▶ [WHAT YOU SHOULD DO]:
Within the material below, find each line bearing the word "this" and present it.

▶ [LISTED ENTRIES]:
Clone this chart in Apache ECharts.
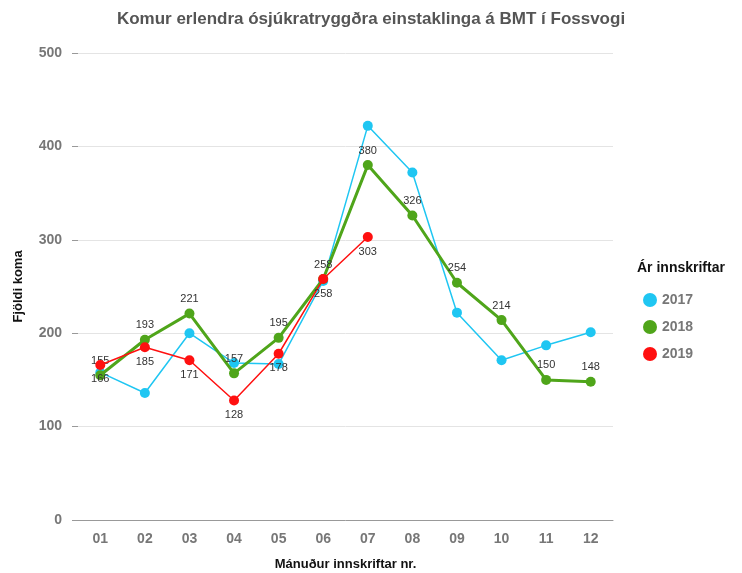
<!DOCTYPE html>
<html><head><meta charset="utf-8">
<script src="https://cdn.jsdelivr.net/npm/echarts@6/dist/echarts.min.js"></script>
<style>html,body{margin:0;padding:0;background:#fff}#c{width:742px;height:573px}</style>
</head><body><div id="c"></div>
<script>
const months = ['01','02','03','04','05','06','07','08','09','10','11','12'];
const y2017 = [158,136,200,168,167,256,422,372,222,171,187,201];
const y2018 = [155,193,221,157,195,258,380,326,254,214,150,148];
const y2019 = [166,185,171,128,178,258,303];
const yTicks = [0,100,200,300,400,500];

const font = '"Liberation Sans", Arial, sans-serif';
const chart = echarts.init(document.getElementById('c'));
chart.setOption({
  animation:false,
  title:{text:'Komur erlendra ósjúkratryggðra einstaklinga á BMT í Fossvogi',left:'center',top:6,
    textStyle:{fontFamily:font,fontSize:17,fontWeight:'bold',color:'#555'}},
  grid:{left:78,right:129,top:53,bottom:53,outerBoundsMode:'none',containLabel:false},
  legend:{orient:'vertical',left:638,top:288,itemGap:13,icon:'circle',itemWidth:14,itemHeight:14,
    textStyle:{fontFamily:font,fontSize:14,fontWeight:'bold',color:'#777'},
    data:['2017','2018','2019']},
  graphic:[{type:'text',left:637,top:261,style:{text:'Ár innskriftar',font:'bold 14px "Liberation Sans", Arial, sans-serif',fill:'#111'}}],
  xAxis:{type:'category',data:months,boundaryGap:true,
    name:'Mánuður innskriftar nr.',nameLocation:'middle',nameGap:38,
    nameTextStyle:{fontFamily:font,fontSize:13,fontWeight:'bold',color:'#111'},
    axisLine:{lineStyle:{color:'#999'}},axisTick:{alignWithLabel:true,length:5,lineStyle:{color:'#999'}},
    axisLabel:{fontFamily:font,fontSize:14,fontWeight:'bold',color:'#777',margin:12}},
  yAxis:{type:'value',min:0,max:500,interval:100,
    name:'Fjöldi koma',nameLocation:'middle',nameGap:53,
    nameTextStyle:{fontFamily:font,fontSize:13,fontWeight:'bold',color:'#111'},
    axisLine:{show:false},axisTick:{show:true,length:6,lineStyle:{color:'#999'}},
    splitLine:{lineStyle:{color:'#e4e4e4'}},
    axisLabel:{fontFamily:font,fontSize:14,fontWeight:'bold',color:'#777',margin:16,
      formatter:v=>yTicks.includes(v)?String(v):''}},
  series:[
    {name:'2017',type:'line',data:y2017,color:'#1fc6f2',symbol:'circle',symbolSize:10,
      lineStyle:{width:1.5},z:2},
    {name:'2018',type:'line',data:y2018,color:'#4fa51a',symbol:'circle',symbolSize:10,
      lineStyle:{width:3},z:3,
      label:{show:true,position:'top',distance:4,fontFamily:font,fontSize:11,color:'#333'}},
    {name:'2019',type:'line',data:y2019,color:'#ff1010',symbol:'circle',symbolSize:10,
      lineStyle:{width:1.5},z:4,
      label:{show:true,position:'bottom',distance:4,fontFamily:font,fontSize:11,color:'#333'}}
  ]
});
</script></body></html>
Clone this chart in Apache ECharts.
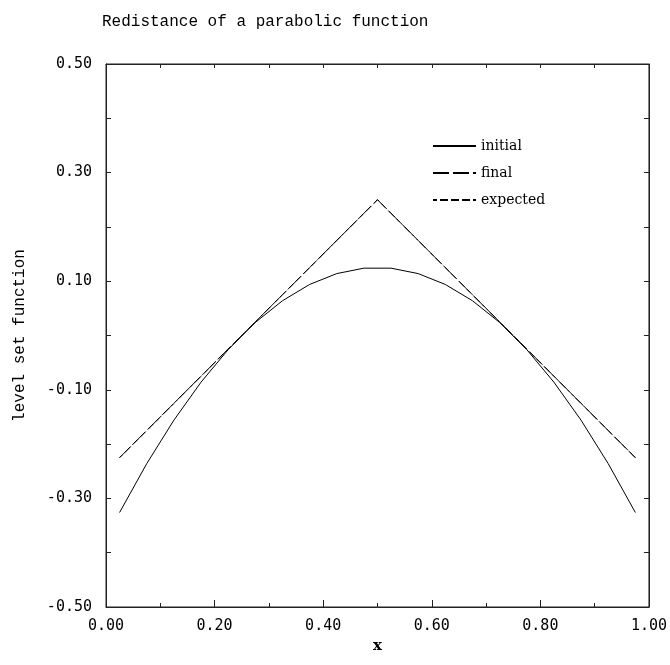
<!DOCTYPE html>
<html>
<head>
<meta charset="utf-8">
<script src="https://cdn.jsdelivr.net/npm/echarts@6/dist/echarts.min.js"></script>
<style>
  html, body { margin: 0; padding: 0; background: #fff; }
  #chart { width: 670px; height: 665px; }
</style>
</head>
<body>
<div id="chart"></div>
<script>
// cell centres for the initial parabola
var xInitial = [0.025, 0.075, 0.125, 0.175, 0.225, 0.275, 0.325, 0.375, 0.425, 0.475,
                0.525, 0.575, 0.625, 0.675, 0.725, 0.775, 0.825, 0.875, 0.925, 0.975];
var initialValues = [-0.326, -0.236, -0.156, -0.086, -0.026, 0.024, 0.064, 0.094, 0.114, 0.124,
                     0.124, 0.114, 0.094, 0.064, 0.024, -0.026, -0.086, -0.156, -0.236, -0.326];

// final / expected include the kink at x = 0.5
var xLevel = [0.025, 0.075, 0.125, 0.175, 0.225, 0.275, 0.325, 0.375, 0.425, 0.475, 0.5,
              0.525, 0.575, 0.625, 0.675, 0.725, 0.775, 0.825, 0.875, 0.925, 0.975];
var finalValues = [-0.225, -0.175, -0.125, -0.075, -0.025, 0.025, 0.075, 0.125, 0.175, 0.225, 0.25,
                   0.225, 0.175, 0.125, 0.075, 0.025, -0.025, -0.075, -0.125, -0.175, -0.225];
var expectedValues = [-0.225, -0.175, -0.125, -0.075, -0.025, 0.025, 0.075, 0.125, 0.175, 0.225, 0.25,
                      0.225, 0.175, 0.125, 0.075, 0.025, -0.025, -0.075, -0.125, -0.175, -0.225];

var seriesNames = ['initial', 'final', 'expected'];

function pairs(xs, ys) {
    return xs.map(function (x, i) { return [x, ys[i]]; });
}

var monoFont = '"Liberation Mono", "DejaVu Sans Mono", monospace';
var tickFont = '"DejaVu Sans Mono", monospace';
var serifFont = '"DejaVu Serif", "Liberation Serif", serif';
var frame = '#222';

var chart = echarts.init(document.getElementById('chart'), null, { renderer: 'canvas' });

var option = {
    backgroundColor: '#fff',
    animation: false,
    title: {
        text: 'Redistance of a parabolic function',
        left: 97,
        top: 9,
        textStyle: { fontFamily: monoFont, fontSize: 16, fontWeight: 'normal', color: '#000' }
    },
    legend: {
        data: seriesNames,
        orient: 'vertical',
        left: 427,
        top: 134,
        itemWidth: 43,
        itemHeight: 14,
        itemGap: 13,
        itemStyle: { opacity: 0 },
        textStyle: { fontFamily: serifFont, fontSize: 14, color: '#000' }
    },
    grid: {
        left: 106,
        right: 20,
        top: 64,
        bottom: 58,
        show: true,
        borderColor: frame,
        borderWidth: 1
    },
    xAxis: [
        {
            type: 'value',
            position: 'bottom',
            min: 0,
            max: 1,
            interval: 0.2,
            name: 'x',
            nameLocation: 'middle',
            nameGap: 21,
            nameTextStyle: { fontFamily: serifFont, fontSize: 15, fontWeight: 'bold', color: '#000' },
            axisLine: { show: true, onZero: false, lineStyle: { color: frame } },
            axisTick: { show: true, inside: true, length: 7, lineStyle: { color: frame } },
            minorTick: { show: true, splitNumber: 2, length: 4, lineStyle: { color: frame } },
            splitLine: { show: false },
            axisLabel: {
                margin: 12,
                fontFamily: tickFont, fontSize: 15, color: '#000',
                formatter: function (v) { return v.toFixed(2); }
            }
        },
        {
            type: 'value',
            position: 'top',
            min: 0,
            max: 1,
            interval: 0.1,
            axisLine: { show: true, onZero: false, lineStyle: { color: frame } },
            axisTick: { show: true, inside: true, length: 4, lineStyle: { color: frame } },
            splitLine: { show: false },
            axisLabel: { show: false }
        }
    ],
    yAxis: [
        {
            type: 'value',
            position: 'left',
            min: -0.5,
            max: 0.5,
            interval: 0.1,
            name: 'level set function',
            nameLocation: 'middle',
            nameRotate: 90,
            nameGap: 78,
            nameTextStyle: { fontFamily: monoFont, fontSize: 16, color: '#000' },
            axisLine: { show: true, onZero: false, lineStyle: { color: frame } },
            axisTick: { show: true, inside: true, length: 5, lineStyle: { color: frame } },
            splitLine: { show: false },
            axisLabel: {
                margin: 14,
                fontFamily: tickFont, fontSize: 15, color: '#000',
                formatter: function (v) {
                    var k = Math.round(v * 10);
                    return (k % 2 !== 0) ? v.toFixed(2) : '';
                }
            }
        },
        {
            type: 'value',
            position: 'right',
            min: -0.5,
            max: 0.5,
            interval: 0.1,
            axisLine: { show: true, onZero: false, lineStyle: { color: frame } },
            axisTick: { show: true, inside: true, length: 5, lineStyle: { color: frame } },
            splitLine: { show: false },
            axisLabel: { show: false }
        }
    ],
    series: [
        {
            name: seriesNames[0],
            type: 'line',
            data: pairs(xInitial, initialValues),
            symbol: 'none',
            showSymbol: false,
            lineStyle: { color: '#000', width: 1, type: 'solid' },
            itemStyle: { color: '#000' }
        },
        {
            name: seriesNames[1],
            type: 'line',
            data: pairs(xLevel, finalValues),
            symbol: 'none',
            showSymbol: false,
            lineStyle: { color: '#000', width: 1, type: [16, 4] },
            itemStyle: { color: '#000' }
        },
        {
            name: seriesNames[2],
            type: 'line',
            data: pairs(xLevel, expectedValues),
            symbol: 'none',
            showSymbol: false,
            lineStyle: { color: '#000', width: 1, type: [8, 3], dashOffset: 4 },
            itemStyle: { color: '#000' }
        }
    ]
};

chart.setOption(option);
</script>
</body>
</html>
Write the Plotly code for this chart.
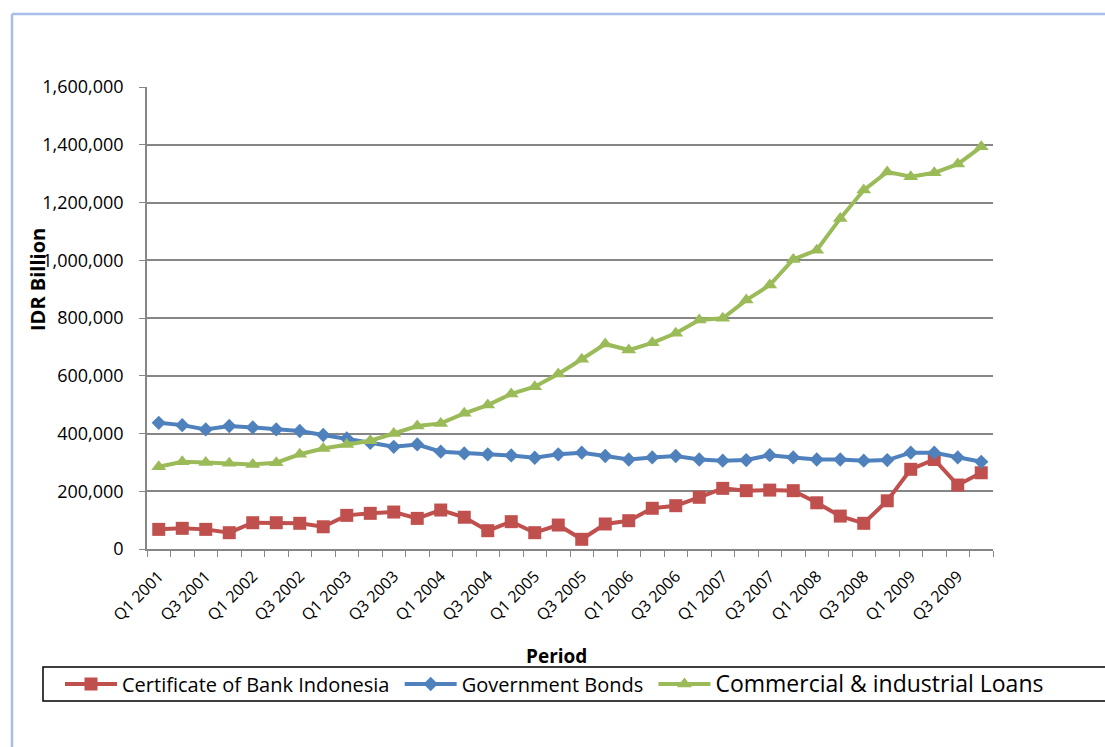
import plotly.graph_objects as go

quarters = [f"Q{q} {y}" for y in range(2001, 2010) for q in range(1, 5)]

cbi = [68000, 71600, 68000, 56500, 91000, 91000, 89000, 77000, 116500, 123500,
       128000, 106000, 135000, 110000, 63400, 94600, 56500, 83000, 33600, 86600,
       98000, 141000, 150000, 179000, 210000, 202000, 204000, 202000, 160000, 114000,
       89000, 167000, 276000, 310000, 221600, 264000]

gov_bonds = [437000, 429000, 414000, 426000, 421000, 414000, 408600, 394800, 383000, 368000,
             354000, 362000, 337000, 331000, 328000, 324000, 316000, 328000, 333600, 322000,
             310000, 317000, 322000, 310000, 305800, 308000, 325000, 317000, 310000, 310000,
             305800, 308000, 333600, 333600, 317000, 302000]

ci_loans = [285000, 302000, 300000, 297000, 293000, 299000, 328000, 348000, 362000, 375000,
            400000, 426000, 435000, 470000, 498600, 537000, 562000, 606000, 657000, 710000,
            689000, 714000, 747000, 793000, 799000, 862000, 914000, 1003000, 1035000, 1145000,
            1243000, 1306000, 1289000, 1303000, 1333000, 1393000]

series_names = ["Certificate of Bank Indonesia&nbsp;", "Government Bonds&nbsp;",
                '<span style="font-size:23px">Commercial &amp; industrial Loans</span>']

FONT = "Open Sans, Lato, sans-serif"

fig = go.Figure()
fig.add_trace(go.Scatter(x=quarters, y=cbi, name=series_names[0], mode="lines+markers",
                         line=dict(color="#C0504D", width=4),
                         marker=dict(symbol="square", size=13, color="#C0504D")))
fig.add_trace(go.Scatter(x=quarters, y=gov_bonds, name=series_names[1], mode="lines+markers",
                         line=dict(color="#4F81BD", width=4),
                         marker=dict(symbol="diamond", size=11, color="#4F81BD")))
fig.add_trace(go.Scatter(x=quarters, y=ci_loans, name=series_names[2], mode="lines+markers",
                         line=dict(color="#9BBB59", width=4),
                         marker=dict(symbol="triangle-up", size=13, color="#9BBB59")))

W, H = 1105, 747
L, R, T, B = 147, 993, 87, 549


def px(x):
    return (x - L) / (R - L)


def py(y):
    return (B - y) / (B - T)


fig.update_layout(
    width=W, height=H,
    margin=dict(l=L, r=W - R, t=T, b=H - B),
    paper_bgcolor="white", plot_bgcolor="white",
    font=dict(family=FONT, color="black", size=15),
    showlegend=True,
    legend=dict(orientation="h", x=px(60), xanchor="left", y=py(684), yanchor="middle",
                font=dict(size=20, family=FONT), bgcolor="rgba(0,0,0,0)",
                itemwidth=52, tracegroupgap=0),
    xaxis=dict(type="category", tickson="boundaries", dtick=1, ticklabelstep=2,
               tickangle=-45, ticks="outside", ticklen=6, tickcolor="#868686",
               showline=True, linecolor="#868686", linewidth=1.5, showgrid=False,
               ticklabelstandoff=10,
               tickfont=dict(size=16, family=FONT), range=[-0.5, 35.5]),
    yaxis=dict(range=[0, 1600000], dtick=200000, tickformat=",", ticks="outside",
               ticklen=6, tickcolor="#868686", showline=True, linecolor="#868686",
               linewidth=1.5, gridcolor="#868686", gridwidth=1.5, zeroline=False,
               ticklabelstandoff=12,
               tickfont=dict(size=18, family=FONT)),
    shapes=[
        dict(type="rect", xref="paper", yref="paper", x0=px(43), x1=px(1115),
             y0=py(701), y1=py(667), line=dict(color="black", width=1.5)),
        dict(type="line", xref="paper", yref="paper", x0=px(12), x1=px(1110),
             y0=py(14), y1=py(14), line=dict(color="#A5BFE8", width=2.5)),
        dict(type="line", xref="paper", yref="paper", x0=px(12), x1=px(12),
             y0=py(14), y1=py(760), line=dict(color="#A5BFE8", width=2.5)),
    ],
    annotations=[
        dict(text="<b>IDR Billion</b>", xref="paper", yref="paper", x=px(37), y=py(280),
             xanchor="center", yanchor="middle", textangle=-90, showarrow=False,
             font=dict(size=20, family=FONT)),
        dict(text="<b>Period</b>", xref="paper", yref="paper", x=px(556), y=py(656),
             xanchor="center", yanchor="middle", showarrow=False,
             font=dict(size=19, family=FONT)),
    ],
)

fig.write_html("out.html")
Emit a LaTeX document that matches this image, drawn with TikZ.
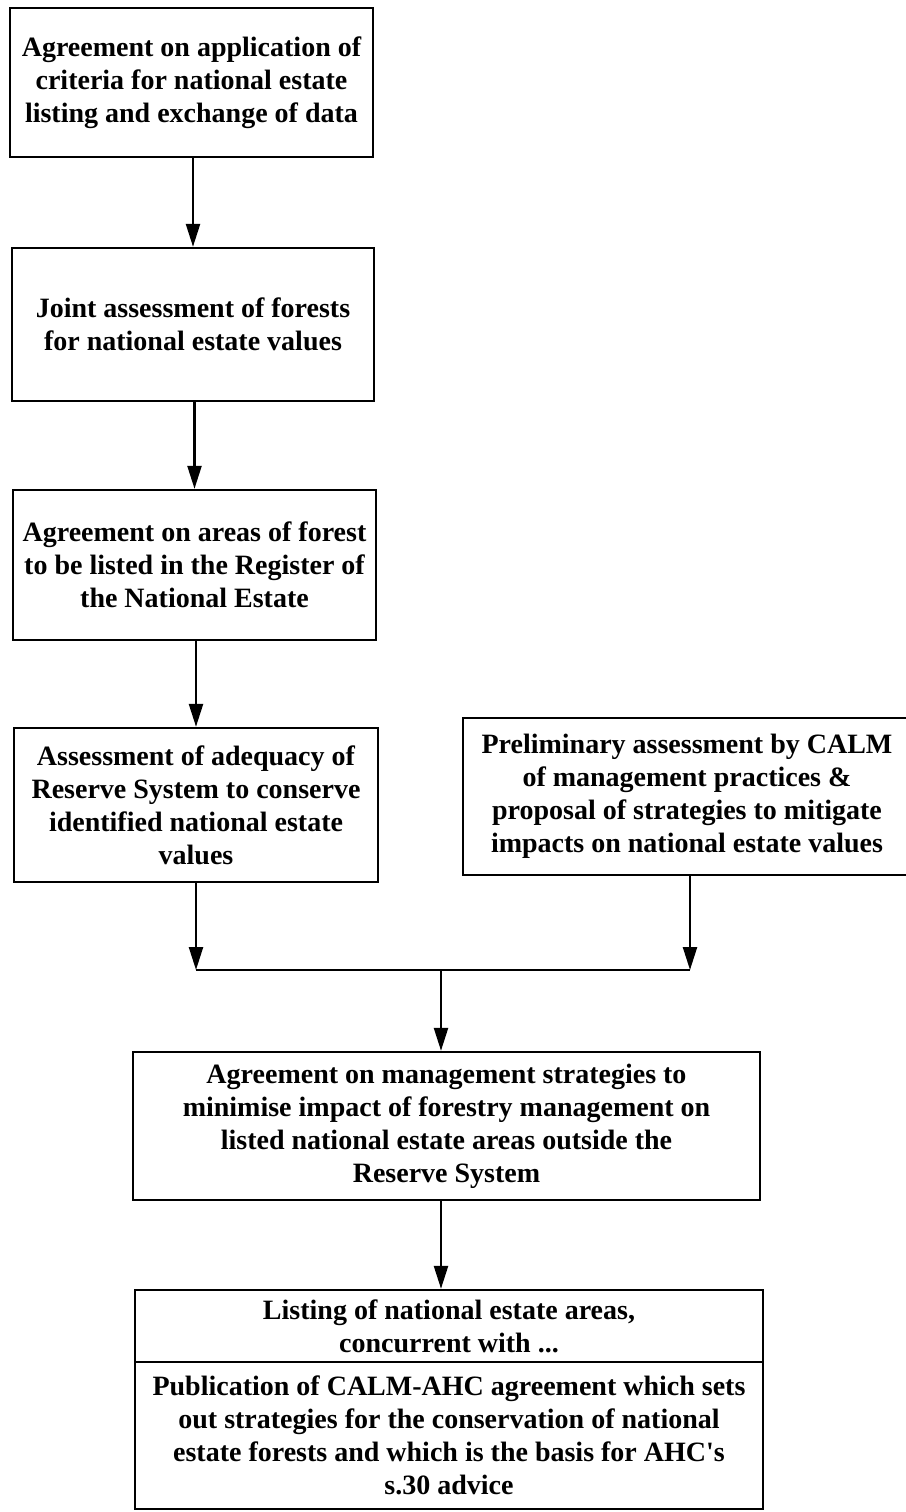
\documentclass[tikz,border=0pt]{standalone}
\usepackage{fontspec}
\setmainfont{Liberation Serif}
\usetikzlibrary{arrows.meta}
\newcommand{\boxfont}{\bfseries\fontsize{28pt}{33pt}\selectfont}
\tikzset{
  box/.style={draw, line width=2.4pt, align=center, inner sep=0pt, font=\boxfont},
  conn/.style={line width=2.4pt},
  arr/.style={conn, -{Triangle[length=23pt,width=14pt]}}
}
\begin{document}
\begin{tikzpicture}[x=1pt,y=-1pt]
\useasboundingbox (0,0) rectangle (905,1512);
\node[box, minimum width=363pt, minimum height=149pt] (b1) at (191.5,82.5)
  {Agreement on application of\\criteria for national estate\\listing and exchange of data};
\node[box, minimum width=362pt, minimum height=153pt] (b2) at (193,324.5)
  {Joint assessment of forests\\for national estate values};
\node[box, minimum width=363pt, minimum height=150pt] (b3) at (194.5,565)
  {Agreement on areas of forest\\to be listed in the Register of\\the National Estate};
\node[box, minimum width=364pt, minimum height=154pt] (b4) at (196,805)
  {Assessment of adequacy of\\Reserve System to conserve\\identified national estate\\values};
\node[box, minimum width=448pt, minimum height=157pt] (b5) at (687,796.5)
  {Preliminary assessment by CALM\\of management practices \&\\proposal of strategies to mitigate\\impacts on national estate values};
\node[box, minimum width=627pt, minimum height=148pt] (b6) at (446.5,1126)
  {Agreement on management strategies to\\minimise impact of forestry management on\\listed national estate areas outside the\\Reserve System};
\node[box, minimum width=628pt, minimum height=72pt] (b7a) at (449,1326)
  {Listing of national estate areas,\\concurrent with ...};
\node[box, minimum width=628pt, minimum height=147pt] (b7b) at (449,1435.5)
  {Publication of CALM-AHC agreement which sets\\out strategies for the conservation of national\\estate forests and which is the basis for AHC\textquotesingle s\\s.30 advice};
\coordinate (jl) at (196,970);
\coordinate (jr) at (690,970);
\coordinate (jm) at (441,970);
\draw[arr] (b1.south -| b2.north) -- (b2.north);
\draw[arr] (b2.south -| b3.north) -- (b3.north);
\draw[arr] (b3.south -| b4.north) -- (b4.north);
\draw[arr] (b4.south) -- (jl);
\draw[arr] (b5.south -| jr) -- (jr);
\draw[conn] (jl) -- (jr);
\draw[arr] (jm) -- (b6.north -| jm);
\draw[arr] (b6.south -| jm) -- (b7a.north -| jm);
\end{tikzpicture}
\end{document}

▶ [THE SOLUTION]:
Clone this chart in Apache ECharts.
Clone this chart in Apache ECharts.
Write the Plotly code for this chart.
Emit a LaTeX document that matches this image, drawn with TikZ.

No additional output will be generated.